SAN ANTONIO — In the St. Philip’s College manufacturing lab is a lot of high-tech equipment.
“No one would give their kid keys to a Corvette, but we do here,” that Corvette is a Haas ST 10 machine tool, which the college spent millions of dollars in CARES Act money to outfit for its students.
“We find ourselves to be ahead of our time,” Program Director and Assistant Professor Anthony Broderick is teaching the next generation, often high school students when they’re 17 or 18 years old.
“You’ll find half the job descriptions out there have our core courses, essentially those are the skillsets they’re looking for. Precision management, blueprint management, basic machining, CNC controls,”

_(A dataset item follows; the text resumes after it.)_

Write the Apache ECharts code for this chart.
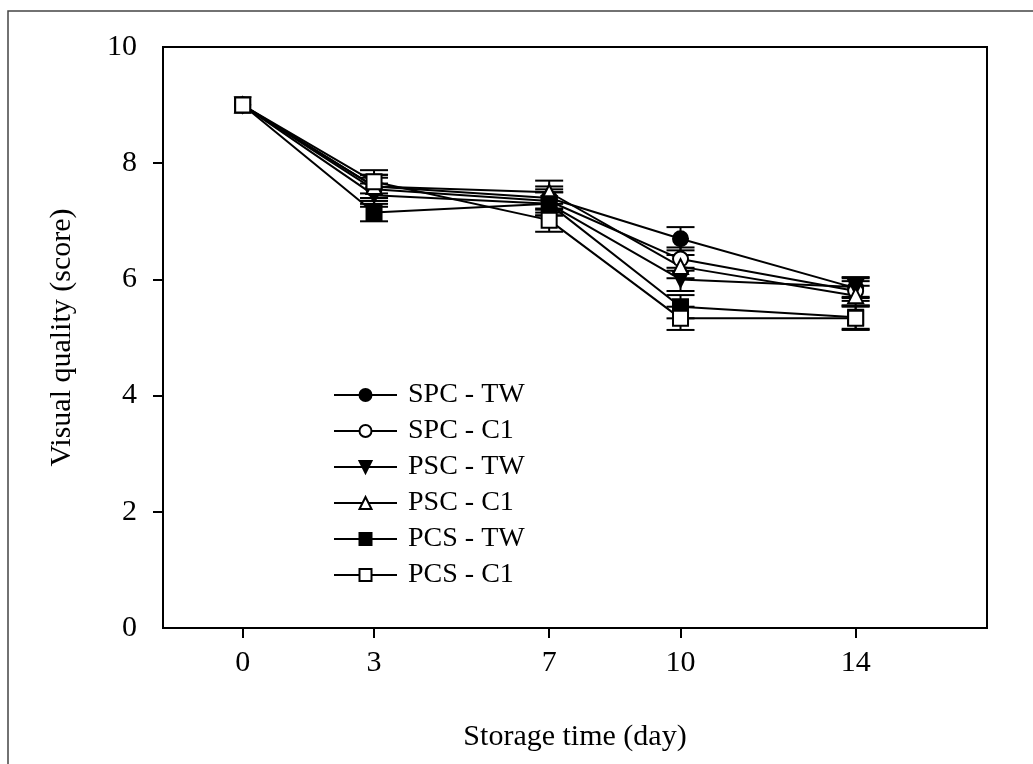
<!DOCTYPE html>
<html>
<head>
<meta charset="utf-8">
<script src="https://cdn.jsdelivr.net/npm/echarts@6/dist/echarts.min.js"></script>
<style>html,body{margin:0;padding:0;background:#fff}#c{width:1033px;height:764px}</style>
</head>
<body>
<div id="c"></div>
<script>
const days = [0, 3, 7, 10, 14];
const xTickLabels = [0, 3, 7, 10, 14];
const yTicks = [2, 4, 6, 8];
const seriesNames = ['SPC - TW', 'SPC - C1', 'PSC - TW', 'PSC - C1', 'PCS - TW', 'PCS - C1'];
const spcTW = [9.0, 7.6, 7.4, 6.7, 5.85];
const spcC1 = [9.0, 7.55, 7.35, 6.35, 5.8];
const pscTW = [9.0, 7.45, 7.3, 6.0, 5.87];
const pscC1 = [9.0, 7.6, 7.5, 6.22, 5.72];
const pcsTW = [9.0, 7.15, 7.3, 5.53, 5.35];
const pcsC1 = [9.0, 7.68, 7.02, 5.33, 5.33];
const errSpcTW = [0, 0.2, 0.2, 0.2, 0.17];
const errSpcC1 = [0, 0.2, 0.2, 0.2, 0.17];
const errPscTW = [0, 0.2, 0.2, 0.2, 0.17];
const errPscC1 = [0, 0.2, 0.2, 0.2, 0.17];
const errPcsTW = [0, 0.15, 0.2, 0.2, 0.2];
const errPcsC1 = [0, 0.2, 0.2, 0.2, 0.2];

const values = [spcTW, spcC1, pscTW, pscC1, pcsTW, pcsC1];
const errs = [errSpcTW, errSpcC1, errPscTW, errPscC1, errPcsTW, errPcsC1];
const symbols = [
  {symbol: 'circle', fill: '#000', rot: 0},
  {symbol: 'circle', fill: '#fff', rot: 0},
  {symbol: 'triangle', fill: '#000', rot: 180},
  {symbol: 'triangle', fill: '#fff', rot: 0},
  {symbol: 'rect', fill: '#000', rot: 0},
  {symbol: 'rect', fill: '#fff', rot: 0}
];
const FONT = 'Liberation Serif';

const series = [];
values.forEach((vals, i) => {
  const d = days.map((x, k) => [x, vals[k] - errs[i][k], vals[k] + errs[i][k]]);
  series.push({
    type: 'custom',
    silent: true,
    z: 1,
    renderItem: function (params, api) {
      const x = api.value(0), lo = api.value(1), hi = api.value(2);
      if (hi - lo < 0.01) return null;
      const pLo = api.coord([x, lo]), pHi = api.coord([x, hi]);
      const hw = 14;
      const st = {stroke: '#000', lineWidth: 2};
      return {type: 'group', children: [
        {type: 'line', shape: {x1: pLo[0], y1: pLo[1], x2: pHi[0], y2: pHi[1]}, style: st},
        {type: 'line', shape: {x1: pLo[0] - hw, y1: pLo[1], x2: pLo[0] + hw, y2: pLo[1]}, style: st},
        {type: 'line', shape: {x1: pHi[0] - hw, y1: pHi[1], x2: pHi[0] + hw, y2: pHi[1]}, style: st}
      ]};
    },
    data: d
  });
});
values.forEach((vals, i) => {
  series.push({
    name: seriesNames[i],
    type: 'line',
    z: 3,
    data: days.map((x, k) => [x, vals[k]]),
    symbol: symbols[i].symbol,
    symbolRotate: symbols[i].rot,
    symbolSize: 15,
    showAllSymbol: true,
    lineStyle: {color: '#000', width: 2},
    itemStyle: {color: symbols[i].fill, borderColor: '#000', borderWidth: 2},
    emphasis: {disabled: true}
  });
});

const chart = echarts.init(document.getElementById('c'), null, {renderer: 'canvas'});
chart.setOption({
  animation: false,
  backgroundColor: '#fff',
  graphic: [{type: 'rect', shape: {x: 8, y: 11, width: 1200, height: 900}, style: {fill: 'none', stroke: '#444', lineWidth: 1.5}, z: 0}],
  grid: {left: 163, top: 47, right: 46, bottom: 136, show: true, borderColor: '#000', borderWidth: 2, backgroundColor: 'transparent'},
  legend: {
    orient: 'vertical', left: 328, top: 376, itemWidth: 63, itemHeight: 15, itemGap: 8,
    data: seriesNames,
    textStyle: {fontFamily: FONT, fontSize: 28, color: '#000', padding: [0, 0, 0, 6]},
    selectedMode: false
  },
  xAxis: {
    type: 'value', min: -1.82, max: 17,
    name: 'Storage time (day)', nameLocation: 'middle', nameGap: 94,
    nameTextStyle: {fontFamily: FONT, fontSize: 30, color: '#000'},
    axisLine: {show: true, onZero: false, lineStyle: {color: '#000', width: 2}},
    axisTick: {show: true, inside: false, length: 10, lineStyle: {color: '#000', width: 2}, customValues: xTickLabels},
    axisLabel: {fontFamily: FONT, fontSize: 30, color: '#000', margin: 20, customValues: xTickLabels},
    splitLine: {show: false}
  },
  yAxis: {
    type: 'value', min: 0, max: 10, interval: 2,
    name: 'Visual quality (score)', nameLocation: 'middle', nameGap: 86, nameRotate: 90,
    nameTextStyle: {fontFamily: FONT, fontSize: 30, color: '#000'},
    axisLine: {show: true, onZero: false, lineStyle: {color: '#000', width: 2}},
    axisTick: {show: true, inside: false, length: 10, lineStyle: {color: '#000', width: 2}, customValues: yTicks},
    axisLabel: {fontFamily: FONT, fontSize: 30, color: '#000', margin: 26},
    splitLine: {show: false}
  },
  series: series
});
</script>
</body>
</html>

Broderick says training at the college is working with things like this material handling arm. The machines make tasks on the assembly line easy.
State lawmakers want to create performance tier funding for community colleges based on measurable outcomes.

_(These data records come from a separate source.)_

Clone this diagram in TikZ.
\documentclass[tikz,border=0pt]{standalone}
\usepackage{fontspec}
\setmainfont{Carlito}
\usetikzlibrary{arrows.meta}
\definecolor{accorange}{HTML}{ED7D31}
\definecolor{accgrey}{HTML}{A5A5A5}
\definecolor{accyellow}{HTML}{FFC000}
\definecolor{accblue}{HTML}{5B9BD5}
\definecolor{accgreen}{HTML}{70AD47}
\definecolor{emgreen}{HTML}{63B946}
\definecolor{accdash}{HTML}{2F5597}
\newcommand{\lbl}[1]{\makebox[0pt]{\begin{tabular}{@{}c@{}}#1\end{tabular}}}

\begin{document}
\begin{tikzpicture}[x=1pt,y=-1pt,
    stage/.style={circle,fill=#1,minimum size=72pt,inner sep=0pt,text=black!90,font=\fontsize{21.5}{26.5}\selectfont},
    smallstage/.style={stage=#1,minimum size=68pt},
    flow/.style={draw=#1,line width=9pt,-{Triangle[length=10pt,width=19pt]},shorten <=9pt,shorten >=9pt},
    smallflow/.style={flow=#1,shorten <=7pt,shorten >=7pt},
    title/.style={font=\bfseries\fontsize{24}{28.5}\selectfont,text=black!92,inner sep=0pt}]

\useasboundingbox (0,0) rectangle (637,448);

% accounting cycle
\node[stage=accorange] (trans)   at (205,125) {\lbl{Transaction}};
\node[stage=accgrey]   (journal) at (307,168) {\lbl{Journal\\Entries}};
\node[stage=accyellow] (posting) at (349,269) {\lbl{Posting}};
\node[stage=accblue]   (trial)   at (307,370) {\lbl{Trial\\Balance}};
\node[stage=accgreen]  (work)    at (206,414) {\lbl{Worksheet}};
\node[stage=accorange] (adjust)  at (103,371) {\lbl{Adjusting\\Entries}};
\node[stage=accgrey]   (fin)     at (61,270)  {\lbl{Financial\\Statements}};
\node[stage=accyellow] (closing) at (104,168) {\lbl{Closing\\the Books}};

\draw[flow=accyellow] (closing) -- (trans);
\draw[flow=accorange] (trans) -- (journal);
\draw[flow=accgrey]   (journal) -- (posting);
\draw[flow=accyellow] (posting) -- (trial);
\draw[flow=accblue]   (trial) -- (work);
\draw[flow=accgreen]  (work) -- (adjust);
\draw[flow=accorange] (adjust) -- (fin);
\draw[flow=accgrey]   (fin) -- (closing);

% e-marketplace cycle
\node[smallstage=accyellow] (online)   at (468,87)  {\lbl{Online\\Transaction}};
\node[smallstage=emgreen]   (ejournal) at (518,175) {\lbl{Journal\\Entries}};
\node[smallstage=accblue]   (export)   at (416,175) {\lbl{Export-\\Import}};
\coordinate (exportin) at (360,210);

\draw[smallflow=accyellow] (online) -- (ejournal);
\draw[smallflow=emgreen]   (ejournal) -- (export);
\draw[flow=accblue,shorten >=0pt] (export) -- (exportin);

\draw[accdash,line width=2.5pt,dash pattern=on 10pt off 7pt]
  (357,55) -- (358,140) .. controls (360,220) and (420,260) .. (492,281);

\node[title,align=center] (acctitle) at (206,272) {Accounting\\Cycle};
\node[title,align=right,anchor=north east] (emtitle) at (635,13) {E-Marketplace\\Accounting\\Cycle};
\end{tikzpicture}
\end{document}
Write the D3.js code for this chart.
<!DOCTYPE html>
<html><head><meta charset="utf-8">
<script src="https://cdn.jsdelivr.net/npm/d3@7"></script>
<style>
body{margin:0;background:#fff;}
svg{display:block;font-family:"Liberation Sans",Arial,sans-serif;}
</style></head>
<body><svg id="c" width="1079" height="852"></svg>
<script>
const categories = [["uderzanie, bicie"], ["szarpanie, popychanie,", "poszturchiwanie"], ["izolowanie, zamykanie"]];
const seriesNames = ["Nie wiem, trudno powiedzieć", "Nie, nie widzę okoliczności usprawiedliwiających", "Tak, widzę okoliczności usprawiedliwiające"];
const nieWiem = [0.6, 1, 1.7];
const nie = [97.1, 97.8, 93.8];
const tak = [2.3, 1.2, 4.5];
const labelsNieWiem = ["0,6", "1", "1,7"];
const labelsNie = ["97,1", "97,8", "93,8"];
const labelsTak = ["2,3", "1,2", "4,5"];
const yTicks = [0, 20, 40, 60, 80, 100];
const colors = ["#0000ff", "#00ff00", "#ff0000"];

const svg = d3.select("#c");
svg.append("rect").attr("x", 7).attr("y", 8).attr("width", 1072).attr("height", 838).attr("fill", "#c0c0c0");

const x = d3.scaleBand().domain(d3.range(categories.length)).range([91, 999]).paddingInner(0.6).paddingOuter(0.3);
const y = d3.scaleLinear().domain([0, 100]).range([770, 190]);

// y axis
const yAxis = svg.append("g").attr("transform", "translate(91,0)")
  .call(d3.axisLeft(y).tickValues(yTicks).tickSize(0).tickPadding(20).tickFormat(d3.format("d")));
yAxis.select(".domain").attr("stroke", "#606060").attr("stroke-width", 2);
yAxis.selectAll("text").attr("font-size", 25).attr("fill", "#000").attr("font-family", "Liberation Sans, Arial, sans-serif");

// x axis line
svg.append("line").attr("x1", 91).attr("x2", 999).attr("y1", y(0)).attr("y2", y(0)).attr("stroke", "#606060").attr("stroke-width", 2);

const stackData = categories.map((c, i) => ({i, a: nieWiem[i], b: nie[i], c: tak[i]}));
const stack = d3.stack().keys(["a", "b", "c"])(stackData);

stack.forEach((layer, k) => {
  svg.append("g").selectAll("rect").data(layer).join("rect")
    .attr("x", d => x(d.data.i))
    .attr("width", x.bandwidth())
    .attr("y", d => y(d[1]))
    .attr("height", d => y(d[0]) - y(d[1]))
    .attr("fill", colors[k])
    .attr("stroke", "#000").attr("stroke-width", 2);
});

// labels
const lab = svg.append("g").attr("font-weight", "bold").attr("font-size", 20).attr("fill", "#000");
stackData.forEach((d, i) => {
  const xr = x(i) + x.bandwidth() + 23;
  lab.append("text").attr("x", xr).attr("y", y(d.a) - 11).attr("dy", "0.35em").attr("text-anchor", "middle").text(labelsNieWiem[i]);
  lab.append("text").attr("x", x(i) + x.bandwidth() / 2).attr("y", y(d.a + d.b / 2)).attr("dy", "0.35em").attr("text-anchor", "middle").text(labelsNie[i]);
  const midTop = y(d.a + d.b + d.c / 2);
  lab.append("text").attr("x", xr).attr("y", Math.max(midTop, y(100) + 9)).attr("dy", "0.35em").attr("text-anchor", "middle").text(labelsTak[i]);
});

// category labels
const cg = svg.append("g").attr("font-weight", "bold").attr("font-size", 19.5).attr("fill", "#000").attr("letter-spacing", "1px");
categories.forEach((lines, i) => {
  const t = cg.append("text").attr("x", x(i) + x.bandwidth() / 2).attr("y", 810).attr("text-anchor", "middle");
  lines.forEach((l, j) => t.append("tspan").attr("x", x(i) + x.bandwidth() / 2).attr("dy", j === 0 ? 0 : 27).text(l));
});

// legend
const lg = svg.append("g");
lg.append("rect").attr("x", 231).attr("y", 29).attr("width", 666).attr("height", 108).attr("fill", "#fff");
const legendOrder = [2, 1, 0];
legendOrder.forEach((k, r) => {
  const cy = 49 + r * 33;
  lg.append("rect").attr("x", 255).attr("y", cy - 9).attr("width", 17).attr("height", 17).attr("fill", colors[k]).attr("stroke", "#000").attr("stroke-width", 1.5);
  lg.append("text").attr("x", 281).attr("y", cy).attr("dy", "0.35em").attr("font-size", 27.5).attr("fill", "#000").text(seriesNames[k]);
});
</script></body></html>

Those measurable outcomes include: the number of students who earn at least 15 semester credit hours, students who complete a sequence of at least 15 credits for dual credit courses that apply toward academic or workforce programs, and the number of credentials of value awarded.

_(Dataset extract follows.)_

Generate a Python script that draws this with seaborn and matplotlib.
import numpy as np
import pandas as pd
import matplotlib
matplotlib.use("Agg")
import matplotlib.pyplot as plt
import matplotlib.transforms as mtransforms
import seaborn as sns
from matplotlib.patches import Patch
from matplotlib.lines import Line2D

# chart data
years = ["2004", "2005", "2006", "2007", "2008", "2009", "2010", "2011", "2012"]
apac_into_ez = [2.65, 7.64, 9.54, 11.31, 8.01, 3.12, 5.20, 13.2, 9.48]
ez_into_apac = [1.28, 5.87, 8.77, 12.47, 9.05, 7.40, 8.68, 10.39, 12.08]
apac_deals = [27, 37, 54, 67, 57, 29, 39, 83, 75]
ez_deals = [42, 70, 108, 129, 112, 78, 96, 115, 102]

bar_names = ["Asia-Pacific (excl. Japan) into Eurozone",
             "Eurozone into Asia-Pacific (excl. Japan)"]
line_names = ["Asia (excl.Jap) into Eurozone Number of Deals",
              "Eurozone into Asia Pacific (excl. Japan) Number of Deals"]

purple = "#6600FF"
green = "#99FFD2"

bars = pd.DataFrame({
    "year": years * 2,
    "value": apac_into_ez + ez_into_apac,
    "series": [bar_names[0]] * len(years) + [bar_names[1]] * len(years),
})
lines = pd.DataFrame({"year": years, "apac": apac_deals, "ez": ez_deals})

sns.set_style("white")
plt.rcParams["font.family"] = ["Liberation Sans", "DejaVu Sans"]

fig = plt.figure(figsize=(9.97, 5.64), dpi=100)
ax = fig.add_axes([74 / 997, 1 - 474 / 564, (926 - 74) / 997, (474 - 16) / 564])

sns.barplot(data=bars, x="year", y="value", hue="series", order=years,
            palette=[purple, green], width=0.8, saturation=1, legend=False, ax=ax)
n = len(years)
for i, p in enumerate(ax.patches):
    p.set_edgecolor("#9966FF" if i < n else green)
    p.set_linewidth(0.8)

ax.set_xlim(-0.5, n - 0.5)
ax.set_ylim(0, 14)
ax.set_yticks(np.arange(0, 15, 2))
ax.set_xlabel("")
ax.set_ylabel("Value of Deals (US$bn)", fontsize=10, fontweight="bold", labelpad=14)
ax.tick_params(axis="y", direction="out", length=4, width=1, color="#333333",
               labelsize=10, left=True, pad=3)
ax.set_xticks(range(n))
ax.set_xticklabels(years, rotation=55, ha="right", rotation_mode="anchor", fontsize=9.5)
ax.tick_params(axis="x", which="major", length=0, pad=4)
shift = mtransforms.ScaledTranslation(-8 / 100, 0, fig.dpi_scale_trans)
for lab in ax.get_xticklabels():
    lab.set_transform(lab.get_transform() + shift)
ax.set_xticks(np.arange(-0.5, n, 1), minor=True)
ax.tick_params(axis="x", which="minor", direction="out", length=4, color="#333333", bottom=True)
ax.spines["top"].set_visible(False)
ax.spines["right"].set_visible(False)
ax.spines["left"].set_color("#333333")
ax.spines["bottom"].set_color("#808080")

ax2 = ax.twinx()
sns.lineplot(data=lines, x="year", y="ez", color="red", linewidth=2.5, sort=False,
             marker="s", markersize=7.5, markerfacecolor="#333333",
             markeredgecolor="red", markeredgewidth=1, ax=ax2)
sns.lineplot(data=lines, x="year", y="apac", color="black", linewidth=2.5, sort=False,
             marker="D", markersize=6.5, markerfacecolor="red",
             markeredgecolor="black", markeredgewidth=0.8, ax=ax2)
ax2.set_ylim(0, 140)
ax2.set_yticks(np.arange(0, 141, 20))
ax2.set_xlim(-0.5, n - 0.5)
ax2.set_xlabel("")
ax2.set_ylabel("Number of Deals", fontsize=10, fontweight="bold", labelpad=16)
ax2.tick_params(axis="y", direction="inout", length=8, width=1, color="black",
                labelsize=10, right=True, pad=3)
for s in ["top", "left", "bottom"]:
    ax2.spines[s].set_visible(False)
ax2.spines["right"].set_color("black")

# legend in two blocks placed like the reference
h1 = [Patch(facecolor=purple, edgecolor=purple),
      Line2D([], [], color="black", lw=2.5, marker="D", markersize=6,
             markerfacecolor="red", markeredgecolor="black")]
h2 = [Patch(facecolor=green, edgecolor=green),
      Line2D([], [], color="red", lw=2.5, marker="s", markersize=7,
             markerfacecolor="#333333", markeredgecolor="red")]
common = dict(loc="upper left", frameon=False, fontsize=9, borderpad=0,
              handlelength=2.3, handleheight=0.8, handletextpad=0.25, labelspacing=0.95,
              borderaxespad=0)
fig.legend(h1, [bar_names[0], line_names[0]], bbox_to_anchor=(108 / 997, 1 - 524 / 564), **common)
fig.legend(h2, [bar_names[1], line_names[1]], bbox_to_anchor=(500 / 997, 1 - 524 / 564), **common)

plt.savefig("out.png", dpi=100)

Texas Workforce Commission chairman Bryan Daniel told a House committee that community colleges can close the skills gap, which is facing two million Texans.
“Their ability to create flexible programs that address these training needs is absolutely critical and they use a number of tools to do that, but we’ve reached the point where we need a few more tools,” Daniel said during testimony last week.
And with these tools provided by community colleges, Broderick says it doesn’t take a lot of time to close that gap.
“You don’t even have to do a full two years, we have one year certifications so you can feel it out, find out where you want to go,” Broderick says it will help set students up to start high-paying, in-demand jobs.